## BEGIN

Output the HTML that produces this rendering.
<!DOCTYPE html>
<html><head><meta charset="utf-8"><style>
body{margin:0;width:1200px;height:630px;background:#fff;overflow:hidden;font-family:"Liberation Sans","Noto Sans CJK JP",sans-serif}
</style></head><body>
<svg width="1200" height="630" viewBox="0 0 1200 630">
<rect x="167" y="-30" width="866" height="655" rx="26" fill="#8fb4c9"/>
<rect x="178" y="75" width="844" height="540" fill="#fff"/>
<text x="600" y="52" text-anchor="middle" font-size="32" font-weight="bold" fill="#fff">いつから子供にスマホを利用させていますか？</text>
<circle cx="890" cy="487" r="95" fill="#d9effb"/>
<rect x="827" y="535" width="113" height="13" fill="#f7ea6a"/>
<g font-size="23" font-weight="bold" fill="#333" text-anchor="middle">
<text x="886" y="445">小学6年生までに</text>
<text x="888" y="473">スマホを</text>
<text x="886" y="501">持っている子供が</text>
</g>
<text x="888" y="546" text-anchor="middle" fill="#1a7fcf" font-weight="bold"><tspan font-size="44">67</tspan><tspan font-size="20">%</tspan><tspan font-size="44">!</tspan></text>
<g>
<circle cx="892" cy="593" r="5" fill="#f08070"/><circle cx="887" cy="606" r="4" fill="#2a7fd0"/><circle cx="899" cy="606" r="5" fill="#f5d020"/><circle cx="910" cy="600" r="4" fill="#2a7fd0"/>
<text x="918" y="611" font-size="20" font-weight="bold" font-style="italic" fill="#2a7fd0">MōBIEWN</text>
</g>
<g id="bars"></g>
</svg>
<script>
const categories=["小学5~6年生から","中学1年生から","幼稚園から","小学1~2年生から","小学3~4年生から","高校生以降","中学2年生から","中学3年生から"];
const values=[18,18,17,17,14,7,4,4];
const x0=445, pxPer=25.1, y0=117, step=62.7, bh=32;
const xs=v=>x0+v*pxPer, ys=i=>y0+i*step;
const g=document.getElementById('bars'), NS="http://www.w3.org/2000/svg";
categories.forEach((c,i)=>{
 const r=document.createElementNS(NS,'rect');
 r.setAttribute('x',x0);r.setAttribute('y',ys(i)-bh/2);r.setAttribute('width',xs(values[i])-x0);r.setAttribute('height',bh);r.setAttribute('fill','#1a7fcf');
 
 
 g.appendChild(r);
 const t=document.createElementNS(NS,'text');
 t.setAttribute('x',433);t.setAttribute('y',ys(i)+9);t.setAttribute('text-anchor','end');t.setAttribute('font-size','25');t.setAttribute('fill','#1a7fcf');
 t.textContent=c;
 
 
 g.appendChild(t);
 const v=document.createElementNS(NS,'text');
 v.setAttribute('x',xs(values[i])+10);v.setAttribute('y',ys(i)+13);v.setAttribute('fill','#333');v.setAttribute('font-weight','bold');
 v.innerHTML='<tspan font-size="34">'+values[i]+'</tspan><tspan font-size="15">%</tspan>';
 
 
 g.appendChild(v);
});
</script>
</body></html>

## END

* [Short problem]:
Using the data above, output each line exactly.

* [Finished exercise]:
Output the HTML that produces this rendering.
<!DOCTYPE html>
<html><head><meta charset="utf-8"><style>
body{margin:0;width:1200px;height:630px;background:#fff;overflow:hidden;font-family:"Liberation Sans","Noto Sans CJK JP",sans-serif}
</style></head><body>
<svg width="1200" height="630" viewBox="0 0 1200 630">
<rect x="167" y="-30" width="866" height="655" rx="26" fill="#8fb4c9"/>
<rect x="178" y="75" width="844" height="540" fill="#fff"/>
<text x="600" y="52" text-anchor="middle" font-size="32" font-weight="bold" fill="#fff">いつから子供にスマホを利用させていますか？</text>
<circle cx="890" cy="487" r="95" fill="#d9effb"/>
<rect x="827" y="535" width="113" height="13" fill="#f7ea6a"/>
<g font-size="23" font-weight="bold" fill="#333" text-anchor="middle">
<text x="886" y="445">小学6年生までに</text>
<text x="888" y="473">スマホを</text>
<text x="886" y="501">持っている子供が</text>
</g>
<text x="888" y="546" text-anchor="middle" fill="#1a7fcf" font-weight="bold"><tspan font-size="44">67</tspan><tspan font-size="20">%</tspan><tspan font-size="44">!</tspan></text>
<g>
<circle cx="892" cy="593" r="5" fill="#f08070"/><circle cx="887" cy="606" r="4" fill="#2a7fd0"/><circle cx="899" cy="606" r="5" fill="#f5d020"/><circle cx="910" cy="600" r="4" fill="#2a7fd0"/>
<text x="918" y="611" font-size="20" font-weight="bold" font-style="italic" fill="#2a7fd0">MōBIEWN</text>
</g>
<g id="bars"></g>
</svg>
<script>
const categories=["小学5~6年生から","中学1年生から","幼稚園から","小学1~2年生から","小学3~4年生から","高校生以降","中学2年生から","中学3年生から"];
const values=[18,18,17,17,14,7,4,4];
const x0=445, pxPer=25.1, y0=117, step=62.7, bh=32;
const xs=v=>x0+v*pxPer, ys=i=>y0+i*step;
const g=document.getElementById('bars'), NS="http://www.w3.org/2000/svg";
categories.forEach((c,i)=>{
 const r=document.createElementNS(NS,'rect');
 r.setAttribute('x',x0);r.setAttribute('y',ys(i)-bh/2);r.setAttribute('width',xs(values[i])-x0);r.setAttribute('height',bh);r.setAttribute('fill','#1a7fcf');
 
 
 g.appendChild(r);
 const t=document.createElementNS(NS,'text');
 t.setAttribute('x',433);t.setAttribute('y',ys(i)+9);t.setAttribute('text-anchor','end');t.setAttribute('font-size','25');t.setAttribute('fill','#1a7fcf');
 t.textContent=c;
 
 
 g.appendChild(t);
 const v=document.createElementNS(NS,'text');
 v.setAttribute('x',xs(values[i])+10);v.setAttribute('y',ys(i)+13);v.setAttribute('fill','#333');v.setAttribute('font-weight','bold');
 v.innerHTML='<tspan font-size="34">'+values[i]+'</tspan><tspan font-size="15">%</tspan>';
 
 
 g.appendChild(v);
});
</script>
</body></html>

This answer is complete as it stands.